Data excerpt:
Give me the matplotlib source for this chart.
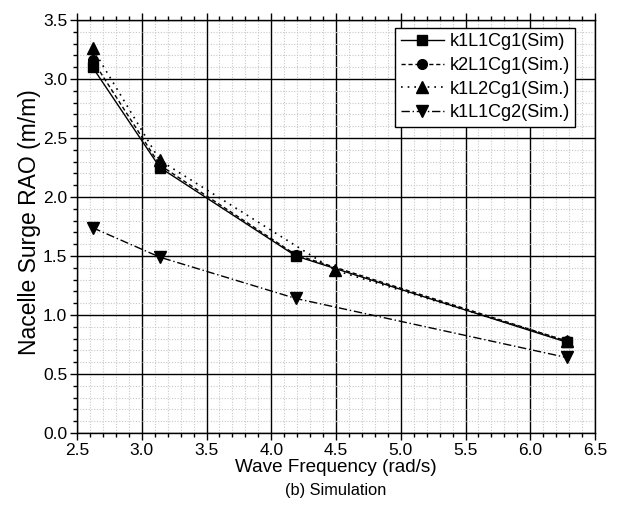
import numpy as np
import matplotlib
matplotlib.use("Agg")
import matplotlib.pyplot as plt
from matplotlib.ticker import MultipleLocator, FormatStrFormatter, FixedLocator

plt.rcParams['font.family'] = ['Liberation Sans', 'DejaVu Sans']

freq_a = [2.62, 3.14, 4.19, 6.28]
sim_k1L1Cg1 = [3.10, 2.25, 1.50, 0.77]
sim_k2L1Cg1 = [3.16, 2.27, 1.51, 0.78]
freq_b = [2.62, 3.14, 4.49, 6.28]
sim_k1L2Cg1 = [3.26, 2.31, 1.38, 0.78]
sim_k1L1Cg2 = [1.74, 1.49, 1.14, 0.64]

labels = ["k1L1Cg1(Sim)", "k2L1Cg1(Sim.)", "k1L2Cg1(Sim.)", "k1L1Cg2(Sim.)"]

W, H = 617, 522
fig = plt.figure(figsize=(W / 100, H / 100), dpi=100)
ax = fig.add_axes([77 / W, 1 - 433 / H, (595 - 77) / W, (433 - 20) / H])

ms = 7
ax.plot(freq_a, sim_k1L1Cg1, color='black', ls='-', lw=1, marker='s', ms=ms, label=labels[0])
ax.plot(freq_a, sim_k2L1Cg1, color='black', ls=(0, (3, 2)), lw=1, marker='o', ms=ms, label=labels[1])
ax.plot(freq_b, sim_k1L2Cg1, color='black', ls=(0, (1, 3)), lw=1.2, marker='^', ms=ms + 1, label=labels[2])
ax.plot(freq_a, sim_k1L1Cg2, color='black', ls=(0, (6, 2, 1, 2)), lw=1, marker='v', ms=ms + 1, label=labels[3])

ax.set_xlim(2.5, 6.5)
ax.set_ylim(0.0, 3.5)


def minor_positions(lo, hi):
    vals = np.round(np.arange(lo, hi + 1e-9, 0.1), 2)
    return [v for v in vals if abs(v / 0.5 - round(v / 0.5)) > 1e-6]


ax.xaxis.set_major_locator(MultipleLocator(0.5))
ax.xaxis.set_minor_locator(FixedLocator(minor_positions(2.5, 6.5)))
ax.yaxis.set_major_locator(MultipleLocator(0.5))
ax.yaxis.set_minor_locator(FixedLocator(minor_positions(0.0, 3.5)))
ax.xaxis.set_major_formatter(FormatStrFormatter('%.1f'))
ax.yaxis.set_major_formatter(FormatStrFormatter('%.1f'))

ax.grid(which='minor', color='#c8c8c8', lw=0.8, ls=(0, (1, 1.5)))
ax.grid(which='major', color='black', lw=1, ls='-')
ax.set_axisbelow(True)

ax.tick_params(which='both', direction='out', top=True, right=False, labelsize=12.5, width=1)
ax.tick_params(which='major', length=5, pad=2)
ax.tick_params(which='minor', length=3)
for s in ax.spines.values():
    s.set_linewidth(1)

ax.set_xlabel("Wave Frequency (rad/s)", fontsize=13.6)
ax.set_ylabel("Nacelle Surge RAO (m/m)", fontsize=16.5)
ax.xaxis.set_label_coords(336 / W, 1 - 467 / H, transform=fig.transFigure)
ax.xaxis.label.set_va('center')
ax.yaxis.set_label_coords(30 / W, 1 - 222 / H, transform=fig.transFigure)
ax.yaxis.label.set_va('center')
fig.text(336 / W, 1 - 490 / H, "(b) Simulation", ha='center', va='center', fontsize=11.8)

leg = ax.legend(loc='upper right', bbox_to_anchor=(575 / W, 1 - 28 / H), bbox_transform=fig.transFigure,
                fontsize=13, frameon=True, fancybox=False, edgecolor='black', framealpha=1,
                handlelength=2.4, handletextpad=0.3, borderpad=0.3, labelspacing=0.37, borderaxespad=0)
leg.get_frame().set_linewidth(1)

fig.savefig("out.png", dpi=100)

Do this:
Every line of the data above should be quoted exactly. Omit the pictures.

Finished task:
Give me the matplotlib source for this chart.
import numpy as np
import matplotlib
matplotlib.use("Agg")
import matplotlib.pyplot as plt
from matplotlib.ticker import MultipleLocator, FormatStrFormatter, FixedLocator

plt.rcParams['font.family'] = ['Liberation Sans', 'DejaVu Sans']

freq_a = [2.62, 3.14, 4.19, 6.28]
sim_k1L1Cg1 = [3.10, 2.25, 1.50, 0.77]
sim_k2L1Cg1 = [3.16, 2.27, 1.51, 0.78]
freq_b = [2.62, 3.14, 4.49, 6.28]
sim_k1L2Cg1 = [3.26, 2.31, 1.38, 0.78]
sim_k1L1Cg2 = [1.74, 1.49, 1.14, 0.64]

labels = ["k1L1Cg1(Sim)", "k2L1Cg1(Sim.)", "k1L2Cg1(Sim.)", "k1L1Cg2(Sim.)"]

W, H = 617, 522
fig = plt.figure(figsize=(W / 100, H / 100), dpi=100)
ax = fig.add_axes([77 / W, 1 - 433 / H, (595 - 77) / W, (433 - 20) / H])

ms = 7
ax.plot(freq_a, sim_k1L1Cg1, color='black', ls='-', lw=1, marker='s', ms=ms, label=labels[0])
ax.plot(freq_a, sim_k2L1Cg1, color='black', ls=(0, (3, 2)), lw=1, marker='o', ms=ms, label=labels[1])
ax.plot(freq_b, sim_k1L2Cg1, color='black', ls=(0, (1, 3)), lw=1.2, marker='^', ms=ms + 1, label=labels[2])
ax.plot(freq_a, sim_k1L1Cg2, color='black', ls=(0, (6, 2, 1, 2)), lw=1, marker='v', ms=ms + 1, label=labels[3])

ax.set_xlim(2.5, 6.5)
ax.set_ylim(0.0, 3.5)


def minor_positions(lo, hi):
    vals = np.round(np.arange(lo, hi + 1e-9, 0.1), 2)
    return [v for v in vals if abs(v / 0.5 - round(v / 0.5)) > 1e-6]


ax.xaxis.set_major_locator(MultipleLocator(0.5))
ax.xaxis.set_minor_locator(FixedLocator(minor_positions(2.5, 6.5)))
ax.yaxis.set_major_locator(MultipleLocator(0.5))
ax.yaxis.set_minor_locator(FixedLocator(minor_positions(0.0, 3.5)))
ax.xaxis.set_major_formatter(FormatStrFormatter('%.1f'))
ax.yaxis.set_major_formatter(FormatStrFormatter('%.1f'))

ax.grid(which='minor', color='#c8c8c8', lw=0.8, ls=(0, (1, 1.5)))
ax.grid(which='major', color='black', lw=1, ls='-')
ax.set_axisbelow(True)

ax.tick_params(which='both', direction='out', top=True, right=False, labelsize=12.5, width=1)
ax.tick_params(which='major', length=5, pad=2)
ax.tick_params(which='minor', length=3)
for s in ax.spines.values():
    s.set_linewidth(1)

ax.set_xlabel("Wave Frequency (rad/s)", fontsize=13.6)
ax.set_ylabel("Nacelle Surge RAO (m/m)", fontsize=16.5)
ax.xaxis.set_label_coords(336 / W, 1 - 467 / H, transform=fig.transFigure)
ax.xaxis.label.set_va('center')
ax.yaxis.set_label_coords(30 / W, 1 - 222 / H, transform=fig.transFigure)
ax.yaxis.label.set_va('center')
fig.text(336 / W, 1 - 490 / H, "(b) Simulation", ha='center', va='center', fontsize=11.8)

leg = ax.legend(loc='upper right', bbox_to_anchor=(575 / W, 1 - 28 / H), bbox_transform=fig.transFigure,
                fontsize=13, frameon=True, fancybox=False, edgecolor='black', framealpha=1,
                handlelength=2.4, handletextpad=0.3, borderpad=0.3, labelspacing=0.37, borderaxespad=0)
leg.get_frame().set_linewidth(1)

fig.savefig("out.png", dpi=100)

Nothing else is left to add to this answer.